As to how to get that point ... Motivation (chanda) and resilience (viriya) are part of it. And also faith: you stopped, or were stopped – perhaps in crisis or in inspiration – and something, or someone came your way. Attention was opened and made alert. So that, either through your own deep attention or the voice of another, you poked one eye out of the conditioned rolling on. With that eye you can see the danger of conditioned existence, and you look to building resources. And among the cluster of factors that you gather is mindfulness: which in the suttas is not a meditation technique, but an ongoing cultivation of 'bearing in mind an essential meaning'– whatever that may be. Most universally, the meaning is encapsulated in right view: there are skilful qualities, there are unskilful qualities and through non-clinging, there is liberation. Skilful qualities rise out of greed, aversion and delusion and attune to the essential openness of awareness. This will give you the right kind of strength – not the brittle shell of the strongman, but the strength of a deep tap root that's merging into the ground.

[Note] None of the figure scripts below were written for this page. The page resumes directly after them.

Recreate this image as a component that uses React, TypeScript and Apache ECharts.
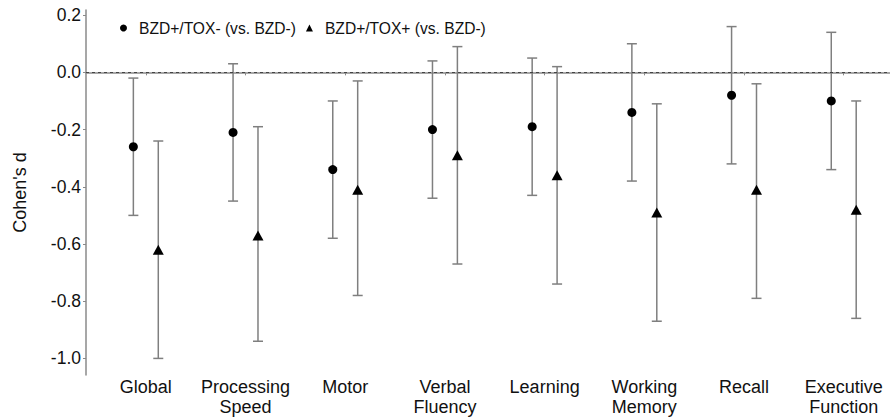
import React, { useEffect, useRef } from "react";
import * as echarts from "echarts";

const categories = [
  "Global",
  "Processing\nSpeed",
  "Motor",
  "Verbal\nFluency",
  "Learning",
  "Working\nMemory",
  "Recall",
  "Executive\nFunction",
];
const toxNegD = [-0.26, -0.21, -0.34, -0.2, -0.19, -0.14, -0.08, -0.1];
const toxNegLow = [-0.5, -0.45, -0.58, -0.44, -0.43, -0.38, -0.32, -0.34];
const toxNegHigh = [-0.02, 0.03, -0.1, 0.04, 0.05, 0.1, 0.16, 0.14];
const toxPosD = [-0.62, -0.57, -0.41, -0.29, -0.36, -0.49, -0.41, -0.48];
const toxPosLow = [-1.0, -0.94, -0.78, -0.67, -0.74, -0.87, -0.79, -0.86];
const toxPosHigh = [-0.24, -0.19, -0.03, 0.09, 0.02, -0.11, -0.04, -0.1];
const yTicks = [-1.0, -0.8, -0.6, -0.4, -0.2, 0.0, 0.2];
const seriesNames = ["BZD+/TOX- (vs. BZD-)", "BZD+/TOX+ (vs. BZD-)"];

const DODGE = 0.125;
const FONT = "Liberation Sans, Arial, sans-serif";
const AXIS_GRAY = "#8a8a8a";
const BAR_GRAY = "#7f7f7f";

export default function App() {
  const ref = useRef<HTMLDivElement>(null);
  useEffect(() => {
    if (!ref.current) return;
    const chart = echarts.init(ref.current, undefined, { renderer: "svg" });
    const xCenters = categories.map((_, i) => i + 1);

    const errData = (d: number[], lo: number[], hi: number[], off: number) =>
      d.map((_, i) => [i + 1 + off, lo[i], hi[i]]);

    const renderErr = (params: any, api: any) => {
      const x = api.value(0);
      const lo = api.coord([x, api.value(1)]);
      const hi = api.coord([x, api.value(2)]);
      const cap = 5;
      const style = { stroke: BAR_GRAY, lineWidth: 1.5 };
      return {
        type: "group",
        children: [
          { type: "line", shape: { x1: lo[0], y1: lo[1], x2: hi[0], y2: hi[1] }, style },
          { type: "line", shape: { x1: lo[0] - cap, y1: lo[1], x2: lo[0] + cap, y2: lo[1] }, style },
          { type: "line", shape: { x1: hi[0] - cap, y1: hi[1], x2: hi[0] + cap, y2: hi[1] }, style },
        ],
      };
    };

    chart.setOption({
      animation: false,
      textStyle: { fontFamily: FONT },
      grid: { left: 86, right: 0, top: 10, bottom: 45 },
      legend: {
        left: 115,
        top: 15,
        itemWidth: 7,
        itemHeight: 7,
        itemGap: 10,
        data: [
          { name: seriesNames[0], icon: "circle" },
          { name: seriesNames[1], icon: "triangle" },
        ],
        textStyle: { fontSize: 15.6, color: "#111", fontFamily: FONT, padding: [0, 0, 0, 7] },
      },
      xAxis: {
        type: "value",
        min: 0.4,
        max: 8.464,
        splitLine: { show: false },
        axisLine: { show: true, lineStyle: { color: AXIS_GRAY, width: 1.5 } },
        axisTick: { show: true, length: 3, lineStyle: { color: AXIS_GRAY }, customValues: xCenters },
        axisLabel: {
          customValues: xCenters,
          formatter: (v: number) => categories[Math.round(v) - 1] ?? "",
          fontSize: 18,
          lineHeight: 20,
          color: "#111",
          margin: 2,
          fontFamily: FONT,
        },
      },
      yAxis: {
        type: "value",
        min: -1.058,
        max: 0.218,
        name: "Cohen's d",
        nameLocation: "middle",
        nameGap: 57,
        nameTextStyle: { fontSize: 18, color: "#111", fontFamily: FONT },
        splitLine: { show: false },
        axisLine: { show: true, lineStyle: { color: AXIS_GRAY, width: 1.5 } },
        axisTick: { show: true, length: 3, lineStyle: { color: AXIS_GRAY }, customValues: yTicks },
        axisLabel: {
          customValues: yTicks,
          formatter: (v: number) => v.toFixed(1),
          fontSize: 17.5,
          color: "#111",
          margin: 5,
          fontFamily: FONT,
        },
      },
      series: [
        {
          type: "custom",
          name: "err-neg",
          renderItem: renderErr,
          data: errData(toxNegD, toxNegLow, toxNegHigh, -DODGE),
          encode: { x: 0, y: [1, 2] },
          silent: true,
          z: 1,
          markLine: {
            silent: true,
            symbol: "none",
            label: { show: false },
            lineStyle: { type: [3, 3], color: "#444", width: 1 },
            data: [{ yAxis: 0 }],
          },
        },
        {
          type: "custom",
          name: "err-pos",
          renderItem: renderErr,
          data: errData(toxPosD, toxPosLow, toxPosHigh, DODGE),
          encode: { x: 0, y: [1, 2] },
          silent: true,
          z: 1,
        },
        {
          type: "scatter",
          name: seriesNames[0],
          symbol: "circle",
          symbolSize: 9,
          itemStyle: { color: "#000", opacity: 1 },
          data: toxNegD.map((v, i) => [i + 1 - DODGE, v]),
          z: 3,
        },
        {
          type: "scatter",
          name: seriesNames[1],
          symbol: "triangle",
          symbolSize: [11, 10],
          itemStyle: { color: "#000", opacity: 1 },
          data: toxPosD.map((v, i) => [i + 1 + DODGE, v]),
          z: 3,
        },
      ],
    });
    return () => chart.dispose();
  }, []);
  return (
    <div
      ref={ref}
      style={{ position: "fixed", left: 0, top: 0, width: 890, height: 420, background: "#fff" }}
    />
  );
}
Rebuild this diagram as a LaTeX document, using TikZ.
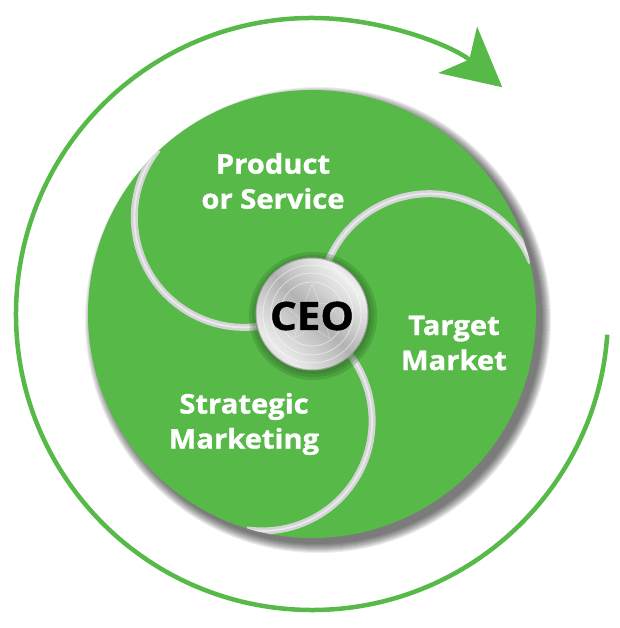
\documentclass[tikz,border=0pt]{standalone}
\usepackage{fontspec}
\setsansfont{Open Sans}
\newfontfamily\roundfont[BoldFeatures={FakeStretch=1.08,FakeBold=1.2}]{Open Sans}
\usetikzlibrary{arrows.meta,shapes.geometric}
\definecolor{leafgreen}{RGB}{86,185,72}
\definecolor{swirlgray}{RGB}{212,212,215}
\pgfdeclarehorizontalshading{silver}{100bp}{color(0bp)=(black!45); color(28bp)=(black!8); color(50bp)=(black!30); color(72bp)=(black!6); color(100bp)=(black!45)}
\begin{document}
\begin{tikzpicture}[x=1pt,y=1pt,
	lobe/.style={font=\roundfont\bfseries\fontsize{27}{35}\selectfont,text=white,align=center},
	swirl/.style={swirlgray,line width=7pt,postaction={draw=white,line width=2pt,opacity=.5}},
	ring/.style={leafgreen,line width=4.5pt}]
	\useasboundingbox (-312,-314) rectangle (307,314);
	\coordinate (hub) at (0,0);
	\foreach \k in {0,...,9}
		\fill [black,opacity=0.07] (hub) ++(6,-6) circle ({224+\k});
	\fill [leafgreen] (hub) circle (224);
	\begin{scope}
		\clip (hub) circle (224);
		\foreach \a in {125,5,245}
			\draw [swirl] (hub) ++(\a:118) ++(\a-205:110) arc [start angle=\a-205,end angle=\a-343,radius=110];
	\end{scope}
	\foreach \r in {64,61,58}
		\fill [leafgreen!55!black,opacity=.25] (hub) ++(1,-2) circle (\r);
	\shade [shading=silver,shading angle=45,draw=black!35,line width=1pt] (hub) circle (56);
	\foreach \r in {49,41,32}
		\draw [white,opacity=.5,line width=.8pt] (hub) circle (\r);
	\node [star,star points=5,star point ratio=2.3,minimum size=60pt,draw=white,opacity=.45] (emblem) at (hub) {};
	\node [circle,minimum size=112pt,inner sep=0pt,font=\roundfont\bfseries\fontsize{39}{39}\selectfont] (ceo) at (0,-2) {CEO};
	\node [lobe] (product) at (-39,133) {Product\\or Service};
	\node [lobe] (target) at (142,-29) {Target\\Market};
	\node [lobe] (strategic) at (-68,-110) {Strategic\\Marketing};
	\draw [ring] [-{Stealth[length=58pt,width=60pt,inset=15pt]}] (hub) ++(-4:296) arc [start angle=-4,end angle=-310,radius=296];
\end{tikzpicture}
\end{document}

Seeing conditioned reality as something to rise out of doesn’t mean that you stop generating skilful conditions and warding off afflictive ones.  The Buddha himself spent all his awakened life building a platform of teachings, as well weaving the mutually-dependent mesh of household and gone-forth disciples. These conditioned structures, because they arose dependent on the truth of the good heart and the awakened mind, have persisted for the welfare of gods and humans long after his demise.  So it's a matter of what conditions you bring forth and where. Constructing more advanced ways of dominating nature or each other is a mission of doom. But the 'gods' of climate, of social meaning and ethical balance under whose influence our collectives form, could certainly benefit from reconstruction.  To this end, meeting how things most fundamentally are can bring forth our ethical sensitivity, wisdom and compassion. It's through these that the great Way has always been established.